→ **Records provided**
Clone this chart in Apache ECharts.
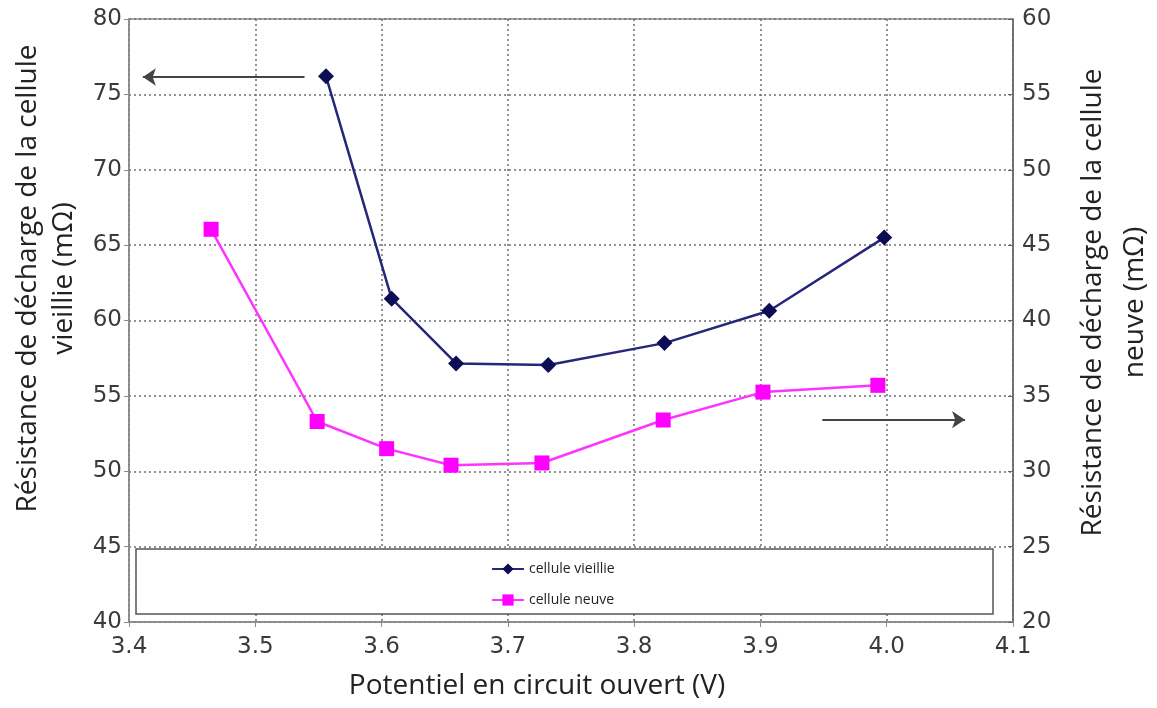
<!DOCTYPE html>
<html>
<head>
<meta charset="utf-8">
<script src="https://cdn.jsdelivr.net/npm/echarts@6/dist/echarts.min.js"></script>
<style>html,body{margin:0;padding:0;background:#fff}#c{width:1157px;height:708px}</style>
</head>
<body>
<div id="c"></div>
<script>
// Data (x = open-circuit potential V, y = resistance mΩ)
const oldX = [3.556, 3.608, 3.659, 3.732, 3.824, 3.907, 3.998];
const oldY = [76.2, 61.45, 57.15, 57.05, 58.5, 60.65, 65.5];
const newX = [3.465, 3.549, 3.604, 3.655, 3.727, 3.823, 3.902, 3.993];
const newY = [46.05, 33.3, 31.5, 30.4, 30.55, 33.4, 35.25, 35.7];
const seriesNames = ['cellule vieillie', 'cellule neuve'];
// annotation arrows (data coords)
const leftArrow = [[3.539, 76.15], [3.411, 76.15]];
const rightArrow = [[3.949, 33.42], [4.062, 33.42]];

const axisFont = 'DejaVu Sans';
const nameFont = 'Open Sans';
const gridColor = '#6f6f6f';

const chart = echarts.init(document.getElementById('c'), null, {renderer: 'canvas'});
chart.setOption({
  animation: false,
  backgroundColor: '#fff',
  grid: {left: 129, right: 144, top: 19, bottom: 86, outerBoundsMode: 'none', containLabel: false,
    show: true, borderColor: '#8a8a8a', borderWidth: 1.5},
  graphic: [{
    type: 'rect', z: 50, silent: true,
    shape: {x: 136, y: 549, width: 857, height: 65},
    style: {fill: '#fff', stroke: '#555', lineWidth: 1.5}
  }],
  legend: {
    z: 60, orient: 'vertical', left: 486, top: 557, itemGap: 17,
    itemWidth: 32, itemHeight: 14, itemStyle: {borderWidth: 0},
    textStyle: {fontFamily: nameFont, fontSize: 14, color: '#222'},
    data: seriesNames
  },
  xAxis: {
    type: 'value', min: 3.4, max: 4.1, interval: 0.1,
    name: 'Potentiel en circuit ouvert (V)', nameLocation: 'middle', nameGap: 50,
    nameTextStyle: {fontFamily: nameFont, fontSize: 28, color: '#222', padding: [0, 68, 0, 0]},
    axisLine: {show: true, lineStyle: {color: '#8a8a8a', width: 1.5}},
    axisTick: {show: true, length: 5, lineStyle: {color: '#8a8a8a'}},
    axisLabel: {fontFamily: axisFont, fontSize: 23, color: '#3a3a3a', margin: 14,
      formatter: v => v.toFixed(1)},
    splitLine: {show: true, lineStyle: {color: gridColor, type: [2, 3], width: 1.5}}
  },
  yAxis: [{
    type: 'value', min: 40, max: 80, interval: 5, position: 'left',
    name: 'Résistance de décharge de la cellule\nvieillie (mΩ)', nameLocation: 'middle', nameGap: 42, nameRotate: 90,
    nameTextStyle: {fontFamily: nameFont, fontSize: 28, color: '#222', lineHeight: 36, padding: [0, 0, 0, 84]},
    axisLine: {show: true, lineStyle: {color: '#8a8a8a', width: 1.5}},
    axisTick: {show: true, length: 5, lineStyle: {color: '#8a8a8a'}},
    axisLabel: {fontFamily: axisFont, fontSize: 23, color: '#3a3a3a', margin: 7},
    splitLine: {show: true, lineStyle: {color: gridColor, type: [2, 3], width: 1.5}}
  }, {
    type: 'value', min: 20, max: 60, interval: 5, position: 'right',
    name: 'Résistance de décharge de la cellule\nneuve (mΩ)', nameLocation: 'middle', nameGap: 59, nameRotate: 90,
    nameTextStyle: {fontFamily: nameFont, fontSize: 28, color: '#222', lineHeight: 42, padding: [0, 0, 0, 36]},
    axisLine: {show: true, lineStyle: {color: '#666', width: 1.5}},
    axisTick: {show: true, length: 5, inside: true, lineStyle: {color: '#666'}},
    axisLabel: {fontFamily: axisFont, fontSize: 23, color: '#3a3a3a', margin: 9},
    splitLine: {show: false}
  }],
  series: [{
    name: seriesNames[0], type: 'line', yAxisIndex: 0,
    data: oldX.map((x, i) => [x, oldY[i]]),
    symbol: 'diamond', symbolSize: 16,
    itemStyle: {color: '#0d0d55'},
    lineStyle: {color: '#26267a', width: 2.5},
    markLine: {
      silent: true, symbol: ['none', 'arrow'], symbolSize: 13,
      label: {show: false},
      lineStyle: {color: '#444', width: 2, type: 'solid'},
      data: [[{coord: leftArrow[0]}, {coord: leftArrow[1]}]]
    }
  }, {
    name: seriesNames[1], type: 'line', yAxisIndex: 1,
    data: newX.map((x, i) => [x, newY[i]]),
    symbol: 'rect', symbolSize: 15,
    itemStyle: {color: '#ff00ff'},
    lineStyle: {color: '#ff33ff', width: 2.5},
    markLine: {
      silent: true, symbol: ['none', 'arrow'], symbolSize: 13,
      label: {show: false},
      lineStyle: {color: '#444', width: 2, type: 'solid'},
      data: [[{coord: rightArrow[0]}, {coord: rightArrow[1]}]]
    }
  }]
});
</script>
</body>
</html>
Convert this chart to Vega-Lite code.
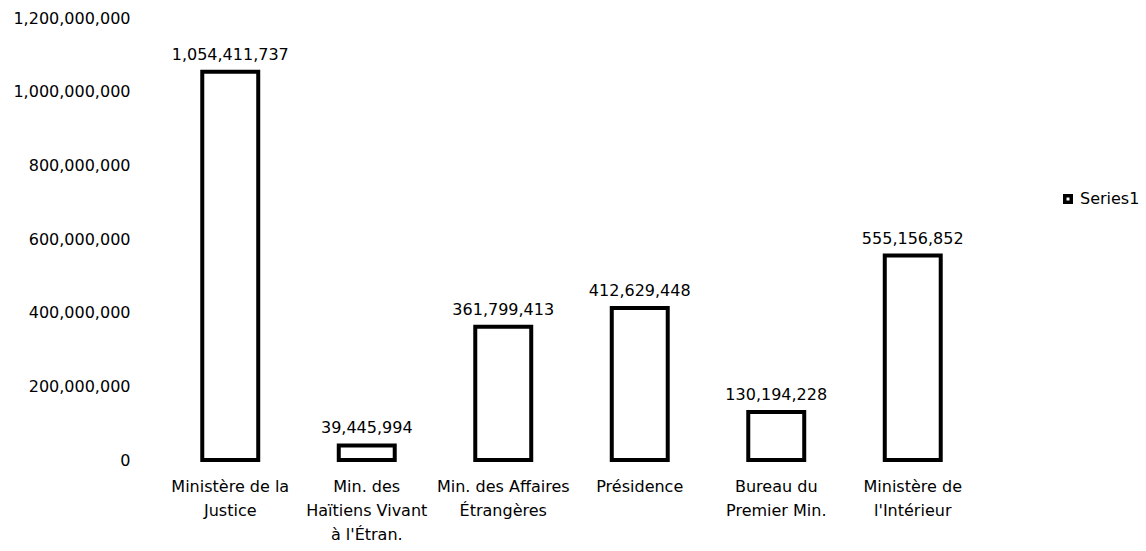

→ **Task**
From the listing above, copy every line that holds the string "this".

→ **The result**
Clone this chart in Apache ECharts.
Convert this chart to Vega-Lite code.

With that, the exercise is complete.